I know this is a lot - I hope I am not upsetting too many people by posting such a large amount of info here, but I figured it was pertinent.

Let me know if you see anything I don’t.

Your config looks good to me. Most of the problems I’ve seen like this have related to inheritance issues but everything here looks good.

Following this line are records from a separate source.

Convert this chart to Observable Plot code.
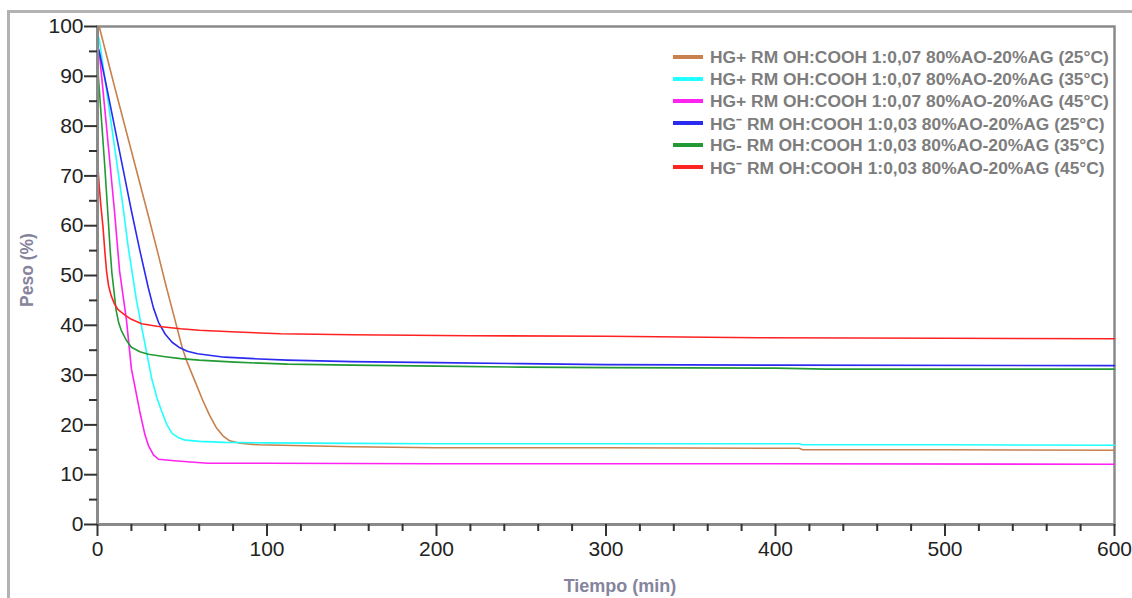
<!DOCTYPE html>
<html>
<head>
<meta charset="utf-8">
<script src="https://cdn.jsdelivr.net/npm/d3@7"></script>
<script src="https://cdn.jsdelivr.net/npm/@observablehq/plot@0.6"></script>
<style>
  html, body { margin: 0; padding: 0; background: #fff; }
  body { width: 1132px; height: 598px; position: relative; overflow: hidden; font-family: "Liberation Sans", Arial, sans-serif; }
  #border { position: absolute; left: 7px; top: 10px; width: 1200px; height: 700px; border-top: 3px solid #b3b3b3; border-left: 3px solid #b3b3b3; }
  #chart { position: absolute; left: 0; top: 0; }
  #legend { position: absolute; left: 673px; top: 46px; }
  .row { height: 22px; display: flex; align-items: center; white-space: nowrap; }
  .sw { width: 30px; height: 4px; margin-right: 7px; }
  .lab { font: bold 17.4px "Liberation Sans", Arial, sans-serif; color: #7d7d7d; }
</style>
</head>
<body>
<div id="border"></div>
<div id="chart"></div>
<div id="legend"></div>
<script>
// Series names
const seriesNames = [
  "HG+ RM OH:COOH 1:0,07 80%AO-20%AG (25°C)",
  "HG+ RM OH:COOH 1:0,07 80%AO-20%AG (35°C)",
  "HG+ RM OH:COOH 1:0,07 80%AO-20%AG (45°C)",
  "HG\u207B RM OH:COOH 1:0,03 80%AO-20%AG (25°C)",
  "HG-  RM OH:COOH 1:0,03 80%AO-20%AG (35°C)",
  "HG\u207B RM OH:COOH 1:0,03 80%AO-20%AG (45°C)"
];
const seriesColors = ["#c8804c", "#22ffff", "#ff22f0", "#2a2af0", "#229a33", "#ff2222"];

// Time (min) and weight (%) per series
const t1 = [0, 1, 10, 20, 30, 36, 40, 45, 50, 53, 57, 62, 66, 70, 74, 78, 84, 95, 150, 200, 300, 414, 416, 500, 600];
const w1 = [100, 100, 88, 75, 62, 54, 48.5, 42, 35.5, 32.5, 29.2, 25, 22, 19.5, 17.8, 16.8, 16.3, 16, 15.6, 15.4, 15.4, 15.3, 15.0, 15.0, 14.9];

const t2 = [0, 1, 5, 10, 15, 18, 23, 27, 32, 35, 38, 41, 44, 48, 51, 60, 75, 100, 150, 200, 300, 414, 416, 500, 600];
const w2 = [98.5, 97.5, 88, 76, 64, 56, 45, 38, 29.3, 25.5, 22.6, 20, 18.3, 17.4, 17, 16.7, 16.5, 16.4, 16.3, 16.2, 16.2, 16.2, 16.0, 16.0, 15.9];

const t3 = [0, 1, 5, 10, 13, 17, 20, 25, 28, 30, 33, 36, 42, 49, 65, 100, 200, 300, 400, 600];
const w3 = [96, 95, 81, 63, 51, 41.3, 31.3, 22.6, 18, 15.9, 14, 13.1, 12.9, 12.7, 12.3, 12.3, 12.2, 12.2, 12.2, 12.1];

const t4 = [0, 1, 5, 10, 15, 20, 25, 30, 33, 36, 40, 44, 48, 53, 59, 75, 92, 112, 150, 200, 250, 300, 400, 600];
const w4 = [96, 95, 88.5, 80, 71.5, 63, 55, 47.5, 43.5, 40.6, 38.2, 36.6, 35.6, 34.8, 34.3, 33.6, 33.3, 33, 32.7, 32.5, 32.3, 32.1, 32, 31.9];

const t5 = [0, 0.5, 2.4, 4.2, 6, 7.5, 8.5, 9.5, 11, 12.5, 14, 17, 20, 25, 30, 40, 49, 60, 81, 112, 150, 200, 250, 300, 400, 430, 600];
const w5 = [93, 90, 81, 72.4, 63, 55, 50.5, 47.5, 43, 40.5, 39, 37, 35.6, 34.7, 34.2, 33.7, 33.3, 33, 32.6, 32.2, 32, 31.8, 31.6, 31.5, 31.4, 31.2, 31.2];

const t6 = [0, 0.3, 1, 2, 3.3, 4.3, 5.3, 6.5, 8, 10, 12, 16, 20, 26, 35, 49, 60, 79, 108, 150, 220, 300, 390, 500, 600];
const w6 = [68, 71.5, 68, 64, 59.5, 55, 51, 48, 46, 44.3, 43.2, 42.1, 41.2, 40.3, 39.8, 39.3, 39, 38.7, 38.3, 38.1, 37.9, 37.8, 37.5, 37.4, 37.3];

const times = [t1, t2, t3, t4, t5, t6];
const weights = [w1, w2, w3, w4, w5, w6];

const xMajor = [0, 100, 200, 300, 400, 500, 600];
const xMinor = [20, 40, 60, 80, 120, 140, 160, 180, 220, 240, 260, 280, 320, 340, 360, 380, 420, 440, 460, 480, 520, 540, 560, 580];
const yMajor = [0, 10, 20, 30, 40, 50, 60, 70, 80, 90, 100];
const yMinor = [5, 15, 25, 35, 45, 55, 65, 75, 85, 95];

const rows = [];
seriesNames.forEach((name, i) => {
  times[i].forEach((t, j) => rows.push({series: name, t, w: weights[i][j]}));
});

const tickFont = {fontSize: 21, fill: "#222", fontFamily: "Liberation Sans, Arial, sans-serif"};

const chart = Plot.plot({
  width: 1132,
  height: 598,
  marginLeft: 97,
  marginRight: 18,
  marginTop: 26,
  marginBottom: 74,
  style: {fontFamily: "Liberation Sans, Arial, sans-serif", background: "transparent"},
  x: {domain: [0, 600]},
  y: {domain: [0, 100]},
  color: {domain: seriesNames, range: seriesColors},
  marks: [
    Plot.frame({stroke: "#8a8a8a", strokeWidth: 2.5}),
    Plot.line(rows, {x: "t", y: "w", z: "series", stroke: "series", strokeWidth: 1.6}),
    Plot.ruleX([0], {stroke: "#8a8a8a", strokeWidth: 3}),
    Plot.ruleY([0], {stroke: "#8a8a8a", strokeWidth: 3}),
    Plot.axisY(yMajor, {tickSize: 13, tickPadding: 1, stroke: "#333", strokeWidth: 2, label: null, ...tickFont}),
    Plot.axisY(yMinor, {tickSize: 8, stroke: "#333", strokeWidth: 2, tickFormat: () => "", label: null}),
    Plot.axisX(xMajor, {tickSize: 12, tickPadding: 5, stroke: "#333", strokeWidth: 2, label: null, ...tickFont}),
    Plot.axisX(xMinor, {tickSize: 7, stroke: "#333", strokeWidth: 2, tickFormat: () => "", label: null})
  ]
});
document.getElementById("chart").appendChild(chart);

// Axis titles
const svg = d3.select(chart);
svg.append("text")
  .attr("x", 620).attr("y", 592)
  .attr("text-anchor", "middle")
  .attr("font-size", 18).attr("font-weight", "bold")
  .attr("fill", "#85849c")
  .text("Tiempo (min)");
svg.append("text")
  .attr("transform", "translate(33,270) rotate(-90)")
  .attr("text-anchor", "middle")
  .attr("font-size", 17.5).attr("font-weight", "bold")
  .attr("fill", "#85849c")
  .text("Peso (%)");

// Legend
const leg = d3.select("#legend");
seriesNames.forEach((name, i) => {
  const r = leg.append("div").attr("class", "row");
  r.append("div").attr("class", "sw").style("background", seriesColors[i]);
  r.append("div").attr("class", "lab").text(name);
});
</script>
</body>
</html>
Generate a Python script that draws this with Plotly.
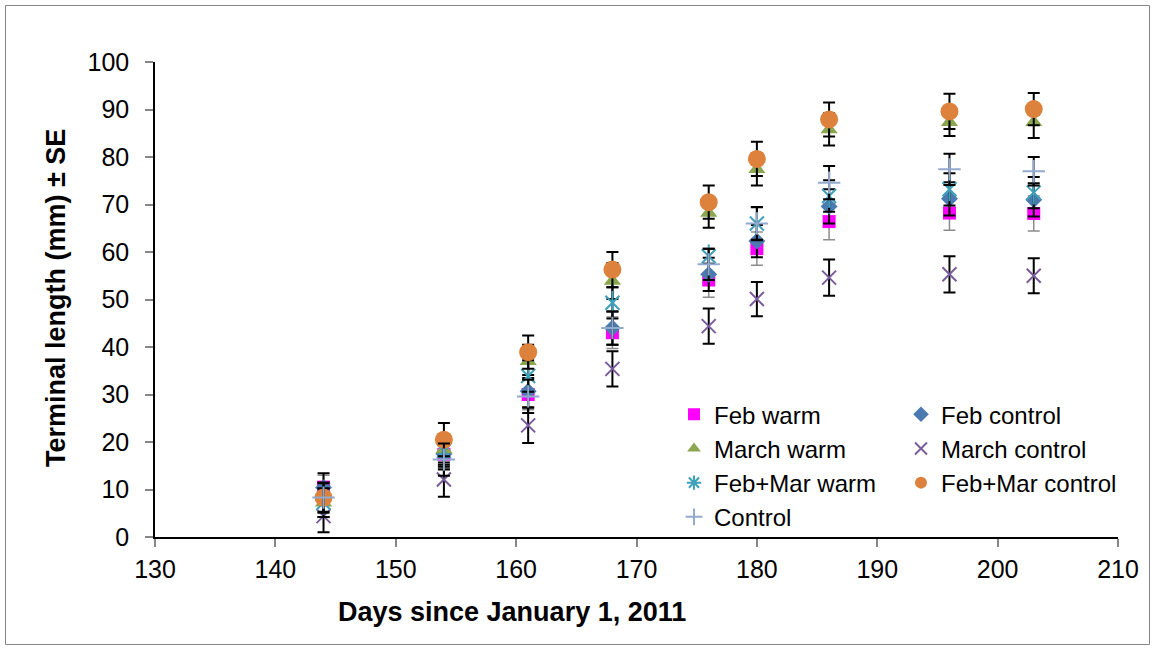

Did you at one point use the ping check to see if the host is alive for your new stealth device? I’ve seen where old definitions have been stuck and need to be cleared out - I ran into the same thing trying to convert a couple boxes in my DMZ to use RDP port access for a host check instead of ping. If memory services I temporarily disabled the retention of state data and it cleared up. My guess is that deleting the state retention file and restarting Nagios would do the trick as well.